Your credit report is a record of how you manage your obligations towards lenders or banks. The data is then aggregated and calculated to obtain your credit score. It represents the risk of whether or not lenders can expect you to repay the debt consolidation loan according to the agreement you make with them. If we talk about a “good” score, it’s somewhere between 650 and 700. Although the general purpose of scores is universal, each lender will use its criteria to assess a person’s creditworthiness.
Can I Get a Debt Consolidation Loan With a 640 Credit Score?
Sure. Each lender determines the range of credit scores that they consider good or bad. The lending institution is your best source of information about the link between your credit report and their final decision. Some companies pay less attention to it or offer higher interests rates to grant bad credit borrowers a chance to get out of their indebtedness.
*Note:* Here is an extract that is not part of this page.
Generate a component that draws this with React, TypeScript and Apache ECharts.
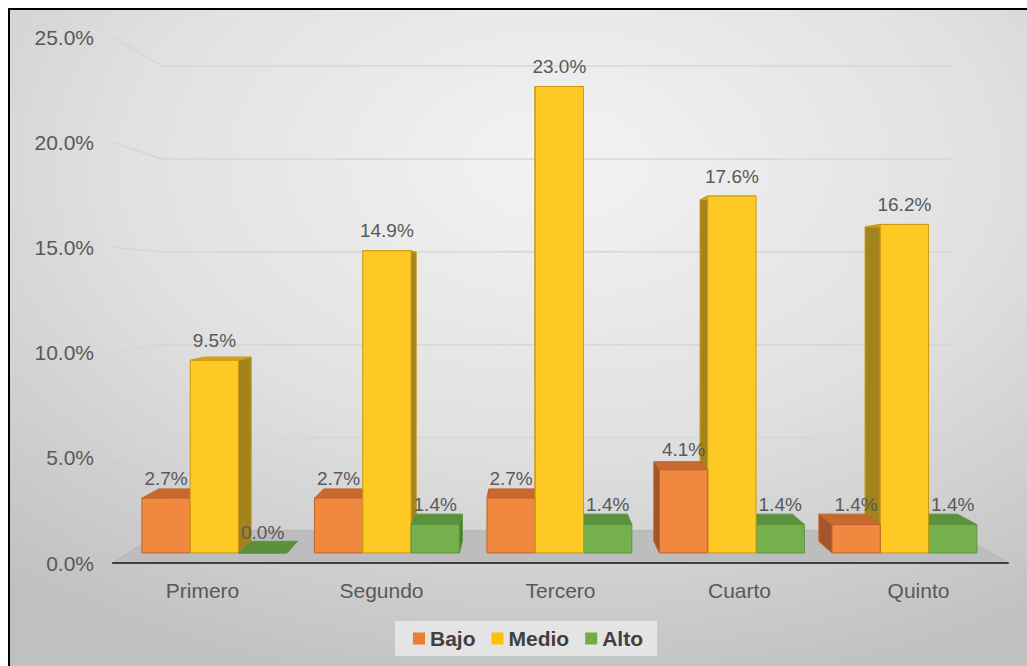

Why Can’t I Get a Debt Consolidation Loan?
Not everyone gets the opportunity to benefit from debt consolidation: before granting a loan, financial institutions carry out a realistic assessment of the financial solidity of the requesting consumer. Reasons for rejection of consolidation requests include:
- An insufficient level of income.
- Age restrictions.
- Bad credit history.
- Misleading the creditor.
- Errors when filling out the application.
- Reconsolidation of personal loans.
As a rule, companies reject applications due to typos or non-compliance of the client with the requirements. After correcting the errors, you may resubmit the application.
Why Do Lenders Check the Credit Score of Their Applicants?
Law obliges lenders to carry out a credit check via a specialized agency before granting a personal loan. In this way, lenders can protect themselves from financial losses. At the same time, the borrower is protected from taking out debt consolidation loans that do not suit their financial requirements or exceed their budget.
Is Debt Consolidation the Right Solution for Me?
If you have several debts with high-interest rates and face difficulties repaying them, debt consolidation may be the right solution. However, you should have a good credit score, enough income to make the monthly payments, and a desire to control your finances.